--- DATA EXCERPT ---
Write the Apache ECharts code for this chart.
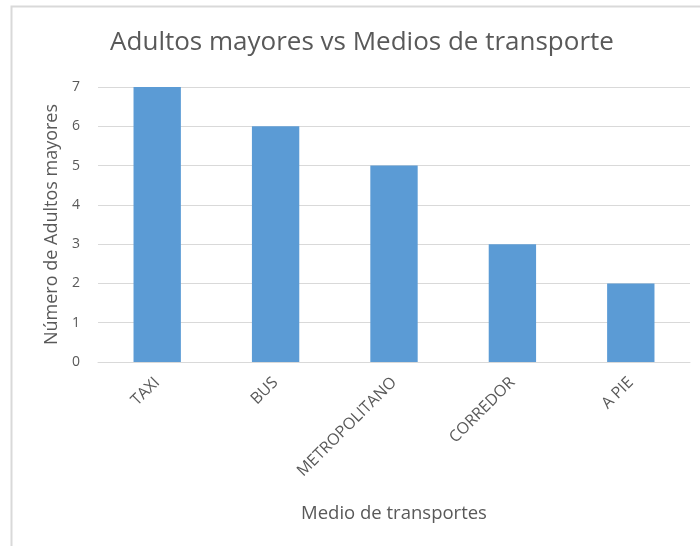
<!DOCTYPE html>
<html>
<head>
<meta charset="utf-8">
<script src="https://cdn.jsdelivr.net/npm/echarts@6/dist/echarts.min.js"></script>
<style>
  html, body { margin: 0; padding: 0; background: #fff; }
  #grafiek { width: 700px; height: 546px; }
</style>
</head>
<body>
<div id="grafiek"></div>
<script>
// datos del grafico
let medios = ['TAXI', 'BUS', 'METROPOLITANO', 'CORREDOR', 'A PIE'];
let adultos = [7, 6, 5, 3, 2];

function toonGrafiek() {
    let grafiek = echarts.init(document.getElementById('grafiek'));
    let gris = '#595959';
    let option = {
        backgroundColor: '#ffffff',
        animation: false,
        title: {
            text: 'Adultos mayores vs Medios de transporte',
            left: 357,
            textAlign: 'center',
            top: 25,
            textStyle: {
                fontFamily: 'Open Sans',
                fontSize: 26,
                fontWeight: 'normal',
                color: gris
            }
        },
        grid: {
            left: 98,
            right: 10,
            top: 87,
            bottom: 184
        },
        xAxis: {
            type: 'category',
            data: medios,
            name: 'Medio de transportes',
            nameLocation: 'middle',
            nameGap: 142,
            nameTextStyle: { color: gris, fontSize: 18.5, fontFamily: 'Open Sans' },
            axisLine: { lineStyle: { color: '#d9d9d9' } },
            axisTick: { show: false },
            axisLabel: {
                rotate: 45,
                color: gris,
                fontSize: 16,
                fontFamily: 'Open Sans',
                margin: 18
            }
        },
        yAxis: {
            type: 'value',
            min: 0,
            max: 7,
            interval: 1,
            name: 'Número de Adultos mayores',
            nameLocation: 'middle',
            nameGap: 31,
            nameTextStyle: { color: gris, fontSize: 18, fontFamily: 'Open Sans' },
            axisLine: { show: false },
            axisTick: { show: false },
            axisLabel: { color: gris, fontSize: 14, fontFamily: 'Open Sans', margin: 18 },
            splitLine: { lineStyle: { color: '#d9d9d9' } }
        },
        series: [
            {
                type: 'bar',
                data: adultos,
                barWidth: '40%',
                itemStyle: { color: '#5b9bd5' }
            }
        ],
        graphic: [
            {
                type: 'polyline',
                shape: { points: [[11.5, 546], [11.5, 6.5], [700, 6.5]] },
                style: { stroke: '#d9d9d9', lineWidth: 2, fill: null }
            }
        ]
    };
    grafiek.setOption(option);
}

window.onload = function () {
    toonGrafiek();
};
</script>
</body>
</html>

--- WORK TO DO ---
Using the material above, return every line exactly as it appears, minus the pictures.

--- COMPLETE OUTPUT ---
Write the Apache ECharts code for this chart.
<!DOCTYPE html>
<html>
<head>
<meta charset="utf-8">
<script src="https://cdn.jsdelivr.net/npm/echarts@6/dist/echarts.min.js"></script>
<style>
  html, body { margin: 0; padding: 0; background: #fff; }
  #grafiek { width: 700px; height: 546px; }
</style>
</head>
<body>
<div id="grafiek"></div>
<script>
// datos del grafico
let medios = ['TAXI', 'BUS', 'METROPOLITANO', 'CORREDOR', 'A PIE'];
let adultos = [7, 6, 5, 3, 2];

function toonGrafiek() {
    let grafiek = echarts.init(document.getElementById('grafiek'));
    let gris = '#595959';
    let option = {
        backgroundColor: '#ffffff',
        animation: false,
        title: {
            text: 'Adultos mayores vs Medios de transporte',
            left: 357,
            textAlign: 'center',
            top: 25,
            textStyle: {
                fontFamily: 'Open Sans',
                fontSize: 26,
                fontWeight: 'normal',
                color: gris
            }
        },
        grid: {
            left: 98,
            right: 10,
            top: 87,
            bottom: 184
        },
        xAxis: {
            type: 'category',
            data: medios,
            name: 'Medio de transportes',
            nameLocation: 'middle',
            nameGap: 142,
            nameTextStyle: { color: gris, fontSize: 18.5, fontFamily: 'Open Sans' },
            axisLine: { lineStyle: { color: '#d9d9d9' } },
            axisTick: { show: false },
            axisLabel: {
                rotate: 45,
                color: gris,
                fontSize: 16,
                fontFamily: 'Open Sans',
                margin: 18
            }
        },
        yAxis: {
            type: 'value',
            min: 0,
            max: 7,
            interval: 1,
            name: 'Número de Adultos mayores',
            nameLocation: 'middle',
            nameGap: 31,
            nameTextStyle: { color: gris, fontSize: 18, fontFamily: 'Open Sans' },
            axisLine: { show: false },
            axisTick: { show: false },
            axisLabel: { color: gris, fontSize: 14, fontFamily: 'Open Sans', margin: 18 },
            splitLine: { lineStyle: { color: '#d9d9d9' } }
        },
        series: [
            {
                type: 'bar',
                data: adultos,
                barWidth: '40%',
                itemStyle: { color: '#5b9bd5' }
            }
        ],
        graphic: [
            {
                type: 'polyline',
                shape: { points: [[11.5, 546], [11.5, 6.5], [700, 6.5]] },
                style: { stroke: '#d9d9d9', lineWidth: 2, fill: null }
            }
        ]
    };
    grafiek.setOption(option);
}

window.onload = function () {
    toonGrafiek();
};
</script>
</body>
</html>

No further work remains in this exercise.